### Aim of the task
Go through the material and write it all out exactly, minus the pictures.

-- Data shown start --

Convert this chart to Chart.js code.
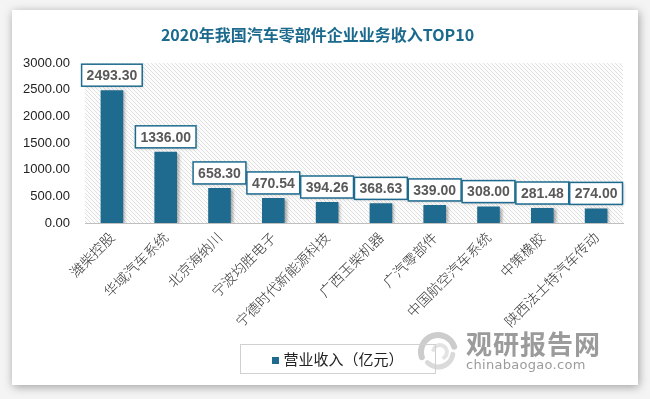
<!DOCTYPE html>
<html>
<head>
<meta charset="utf-8">
<script src="https://cdn.jsdelivr.net/npm/chart.js@4"></script>
<style>
	html, body { margin: 0; padding: 0; background: #f4f4f4; }
	#wrap { position: relative; width: 650px; height: 399px; overflow: hidden; }
	#card { position: absolute; left: 12px; top: 10px; width: 626px; height: 375px; background: #fff; box-shadow: 1px 2px 9px rgba(0, 0, 0, 0.35); }
	#chart { position: absolute; left: 0; top: 0; }
	#legend { position: absolute; left: 240px; top: 344px; width: 194px; height: 28px; border: 1px solid #d0d0d0; font: 15px "Noto Sans CJK SC"; color: #222; line-height: 28px; text-align: center; }
	#legend i { display: inline-block; width: 7px; height: 7px; background: #1e6b8f; margin-right: 4px; vertical-align: 1px; }
	#mark { position: absolute; left: 466px; top: 328px; color: #8a8a8a; opacity: 0.85; }
	#mark b { display: block; font: bold 26px "Noto Sans CJK SC"; letter-spacing: 1px; line-height: 30px; }
	#mark span { display: block; font: 13px "DejaVu Sans"; line-height: 14px; letter-spacing: 0.3px; }
</style>
</head>
<body>
<div id="wrap">
	<div id="card"></div>
	<canvas id="chart" width="650" height="399"></canvas>
	<div id="legend"><i></i>营业收入（亿元）</div>
	<div id="mark"><b>观研报告网</b><span>chinabaogao.com</span></div>
</div>
<script>
const categories = ['潍柴控股', '华域汽车系统', '北京海纳川', '宁波均胜电子', '宁德时代新能源科技', '广西玉柴机器', '广汽零部件', '中国航空汽车系统', '中策橡胶', '陕西法士特汽车传动'];
const revenue = [2493.30, 1336.00, 658.30, 470.54, 394.26, 368.63, 339.00, 308.00, 281.48, 274.00];
const yTicks = [0, 500, 1000, 1500, 2000, 2500, 3000];

const barColor = '#1e6b8f';

// 斜线底纹
function hatchPattern(ctx) {
	const s = 4;
	const tile = document.createElement('canvas');
	tile.width = s;
	tile.height = s;
	const t = tile.getContext('2d');
	t.fillStyle = '#fcfcfc';
	t.fillRect(0, 0, s, s);
	t.strokeStyle = '#e0e0e0';
	t.lineWidth = 1;
	[-s, 0, s].forEach((c) => {
		t.beginPath();
		t.moveTo(0, c);
		t.lineTo(s, s + c);
		t.stroke();
	});
	return ctx.createPattern(tile, 'repeat');
}

const plotBackground = {
	id: 'plotBackground',
	beforeDraw(chart) {
		const { ctx, chartArea: a } = chart;
		ctx.save();
		ctx.fillStyle = hatchPattern(ctx);
		ctx.fillRect(a.left, a.top, a.right - a.left, a.bottom - a.top);
		ctx.restore();
	}
};

const barShadow = {
	id: 'barShadow',
	beforeDatasetDraw(chart) {
		const ctx = chart.ctx;
		ctx.save();
		ctx.shadowColor = 'rgba(0,0,0,0.35)';
		ctx.shadowBlur = 3;
		ctx.shadowOffsetX = 2;
		ctx.shadowOffsetY = 1;
	},
	afterDatasetDraw(chart) {
		chart.ctx.restore();
	}
};

// 数据标签
const valueLabels = {
	id: 'valueLabels',
	afterDatasetsDraw(chart) {
		const ctx = chart.ctx;
		const meta = chart.getDatasetMeta(0);
		ctx.save();
		ctx.font = 'bold 14px "Liberation Sans"';
		ctx.textAlign = 'center';
		ctx.textBaseline = 'middle';
		meta.data.forEach((bar, i) => {
			const text = revenue[i].toFixed(2);
			const w = ctx.measureText(text).width + 10;
			const h = 22;
			const x = bar.x - w / 2;
			const y = bar.y - 4 - h;
			ctx.shadowColor = 'rgba(0,0,0,0.25)';
			ctx.shadowBlur = 3;
			ctx.shadowOffsetX = 1;
			ctx.shadowOffsetY = 1;
			ctx.fillStyle = '#fff';
			ctx.fillRect(x, y, w, h);
			ctx.shadowColor = 'transparent';
			ctx.strokeStyle = barColor;
			ctx.lineWidth = 1.5;
			ctx.strokeRect(x, y, w, h);
			ctx.fillStyle = '#595959';
			ctx.fillText(text, bar.x, y + h / 2 + 1);
		});
		ctx.restore();
	}
};

// 水印图标
const logo = {
	id: 'logo',
	afterDraw(chart) {
		const ctx = chart.ctx;
		ctx.save();
		ctx.globalAlpha = 0.5;
		ctx.lineCap = 'round';
		ctx.strokeStyle = '#9a9a9a';
		ctx.lineWidth = 6;
		ctx.beginPath();
		ctx.arc(438, 352, 17, Math.PI * 0.9, Math.PI * 1.9);
		ctx.stroke();
		ctx.strokeStyle = '#b5b5b5';
		ctx.lineWidth = 5;
		ctx.beginPath();
		ctx.arc(438, 352, 15, Math.PI * 0.05, Math.PI * 0.75);
		ctx.stroke();
		ctx.strokeStyle = '#c8c8c8';
		ctx.lineWidth = 4;
		ctx.beginPath();
		ctx.arc(440, 352, 7, Math.PI * 1.1, Math.PI * 2.3);
		ctx.stroke();
		ctx.restore();
	}
};

const config = {
	type: 'bar',
	data: {
		labels: categories,
		datasets: [{
			label: '营业收入（亿元）',
			data: revenue,
			backgroundColor: barColor,
			barPercentage: 0.42,
			categoryPercentage: 1
		}]
	},
	options: {
		responsive: false,
		animation: false,
		layout: {
			padding: { left: 12, right: 27, top: 25, bottom: 0 }
		},
		plugins: {
			legend: { display: false },
			tooltip: { enabled: false },
			title: {
				display: true,
				text: '2020年我国汽车零部件企业业务收入TOP10',
				color: '#1b6a8d',
				font: { family: '"Noto Sans CJK SC"', size: 16, weight: 'bold' },
				padding: { top: 0, bottom: 19 }
			}
		},
		scales: {
			x: {
				grid: { display: false, drawTicks: false },
				border: { display: true, color: '#bfbfbf', width: 1 },
				ticks: {
					minRotation: 45,
					maxRotation: 45,
					padding: 6,
					color: '#333',
					font: { family: '"Noto Sans CJK SC"', size: 14, weight: '300' }
				},
				afterFit(scale) { scale.height = 176; }
			},
			y: {
				min: 0,
				max: 3000,
				grid: { display: false, drawTicks: false },
				border: { display: false },
				afterBuildTicks(scale) { scale.ticks = yTicks.map((v) => ({ value: v })); },
				ticks: {
					padding: 15,
					color: '#222',
					font: { family: '"Liberation Sans"', size: 13 },
					callback: (v) => Number(v).toFixed(2)
				},
				afterFit(scale) { scale.width = 73; }
			}
		}
	},
	plugins: [plotBackground, barShadow, valueLabels, logo]
};

new Chart(document.getElementById('chart'), config);
</script>
</body>
</html>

-- Data shown end --

### Complete response
Convert this chart to Chart.js code.
<!DOCTYPE html>
<html>
<head>
<meta charset="utf-8">
<script src="https://cdn.jsdelivr.net/npm/chart.js@4"></script>
<style>
	html, body { margin: 0; padding: 0; background: #f4f4f4; }
	#wrap { position: relative; width: 650px; height: 399px; overflow: hidden; }
	#card { position: absolute; left: 12px; top: 10px; width: 626px; height: 375px; background: #fff; box-shadow: 1px 2px 9px rgba(0, 0, 0, 0.35); }
	#chart { position: absolute; left: 0; top: 0; }
	#legend { position: absolute; left: 240px; top: 344px; width: 194px; height: 28px; border: 1px solid #d0d0d0; font: 15px "Noto Sans CJK SC"; color: #222; line-height: 28px; text-align: center; }
	#legend i { display: inline-block; width: 7px; height: 7px; background: #1e6b8f; margin-right: 4px; vertical-align: 1px; }
	#mark { position: absolute; left: 466px; top: 328px; color: #8a8a8a; opacity: 0.85; }
	#mark b { display: block; font: bold 26px "Noto Sans CJK SC"; letter-spacing: 1px; line-height: 30px; }
	#mark span { display: block; font: 13px "DejaVu Sans"; line-height: 14px; letter-spacing: 0.3px; }
</style>
</head>
<body>
<div id="wrap">
	<div id="card"></div>
	<canvas id="chart" width="650" height="399"></canvas>
	<div id="legend"><i></i>营业收入（亿元）</div>
	<div id="mark"><b>观研报告网</b><span>chinabaogao.com</span></div>
</div>
<script>
const categories = ['潍柴控股', '华域汽车系统', '北京海纳川', '宁波均胜电子', '宁德时代新能源科技', '广西玉柴机器', '广汽零部件', '中国航空汽车系统', '中策橡胶', '陕西法士特汽车传动'];
const revenue = [2493.30, 1336.00, 658.30, 470.54, 394.26, 368.63, 339.00, 308.00, 281.48, 274.00];
const yTicks = [0, 500, 1000, 1500, 2000, 2500, 3000];

const barColor = '#1e6b8f';

// 斜线底纹
function hatchPattern(ctx) {
	const s = 4;
	const tile = document.createElement('canvas');
	tile.width = s;
	tile.height = s;
	const t = tile.getContext('2d');
	t.fillStyle = '#fcfcfc';
	t.fillRect(0, 0, s, s);
	t.strokeStyle = '#e0e0e0';
	t.lineWidth = 1;
	[-s, 0, s].forEach((c) => {
		t.beginPath();
		t.moveTo(0, c);
		t.lineTo(s, s + c);
		t.stroke();
	});
	return ctx.createPattern(tile, 'repeat');
}

const plotBackground = {
	id: 'plotBackground',
	beforeDraw(chart) {
		const { ctx, chartArea: a } = chart;
		ctx.save();
		ctx.fillStyle = hatchPattern(ctx);
		ctx.fillRect(a.left, a.top, a.right - a.left, a.bottom - a.top);
		ctx.restore();
	}
};

const barShadow = {
	id: 'barShadow',
	beforeDatasetDraw(chart) {
		const ctx = chart.ctx;
		ctx.save();
		ctx.shadowColor = 'rgba(0,0,0,0.35)';
		ctx.shadowBlur = 3;
		ctx.shadowOffsetX = 2;
		ctx.shadowOffsetY = 1;
	},
	afterDatasetDraw(chart) {
		chart.ctx.restore();
	}
};

// 数据标签
const valueLabels = {
	id: 'valueLabels',
	afterDatasetsDraw(chart) {
		const ctx = chart.ctx;
		const meta = chart.getDatasetMeta(0);
		ctx.save();
		ctx.font = 'bold 14px "Liberation Sans"';
		ctx.textAlign = 'center';
		ctx.textBaseline = 'middle';
		meta.data.forEach((bar, i) => {
			const text = revenue[i].toFixed(2);
			const w = ctx.measureText(text).width + 10;
			const h = 22;
			const x = bar.x - w / 2;
			const y = bar.y - 4 - h;
			ctx.shadowColor = 'rgba(0,0,0,0.25)';
			ctx.shadowBlur = 3;
			ctx.shadowOffsetX = 1;
			ctx.shadowOffsetY = 1;
			ctx.fillStyle = '#fff';
			ctx.fillRect(x, y, w, h);
			ctx.shadowColor = 'transparent';
			ctx.strokeStyle = barColor;
			ctx.lineWidth = 1.5;
			ctx.strokeRect(x, y, w, h);
			ctx.fillStyle = '#595959';
			ctx.fillText(text, bar.x, y + h / 2 + 1);
		});
		ctx.restore();
	}
};

// 水印图标
const logo = {
	id: 'logo',
	afterDraw(chart) {
		const ctx = chart.ctx;
		ctx.save();
		ctx.globalAlpha = 0.5;
		ctx.lineCap = 'round';
		ctx.strokeStyle = '#9a9a9a';
		ctx.lineWidth = 6;
		ctx.beginPath();
		ctx.arc(438, 352, 17, Math.PI * 0.9, Math.PI * 1.9);
		ctx.stroke();
		ctx.strokeStyle = '#b5b5b5';
		ctx.lineWidth = 5;
		ctx.beginPath();
		ctx.arc(438, 352, 15, Math.PI * 0.05, Math.PI * 0.75);
		ctx.stroke();
		ctx.strokeStyle = '#c8c8c8';
		ctx.lineWidth = 4;
		ctx.beginPath();
		ctx.arc(440, 352, 7, Math.PI * 1.1, Math.PI * 2.3);
		ctx.stroke();
		ctx.restore();
	}
};

const config = {
	type: 'bar',
	data: {
		labels: categories,
		datasets: [{
			label: '营业收入（亿元）',
			data: revenue,
			backgroundColor: barColor,
			barPercentage: 0.42,
			categoryPercentage: 1
		}]
	},
	options: {
		responsive: false,
		animation: false,
		layout: {
			padding: { left: 12, right: 27, top: 25, bottom: 0 }
		},
		plugins: {
			legend: { display: false },
			tooltip: { enabled: false },
			title: {
				display: true,
				text: '2020年我国汽车零部件企业业务收入TOP10',
				color: '#1b6a8d',
				font: { family: '"Noto Sans CJK SC"', size: 16, weight: 'bold' },
				padding: { top: 0, bottom: 19 }
			}
		},
		scales: {
			x: {
				grid: { display: false, drawTicks: false },
				border: { display: true, color: '#bfbfbf', width: 1 },
				ticks: {
					minRotation: 45,
					maxRotation: 45,
					padding: 6,
					color: '#333',
					font: { family: '"Noto Sans CJK SC"', size: 14, weight: '300' }
				},
				afterFit(scale) { scale.height = 176; }
			},
			y: {
				min: 0,
				max: 3000,
				grid: { display: false, drawTicks: false },
				border: { display: false },
				afterBuildTicks(scale) { scale.ticks = yTicks.map((v) => ({ value: v })); },
				ticks: {
					padding: 15,
					color: '#222',
					font: { family: '"Liberation Sans"', size: 13 },
					callback: (v) => Number(v).toFixed(2)
				},
				afterFit(scale) { scale.width = 73; }
			}
		}
	},
	plugins: [plotBackground, barShadow, valueLabels, logo]
};

new Chart(document.getElementById('chart'), config);
</script>
</body>
</html>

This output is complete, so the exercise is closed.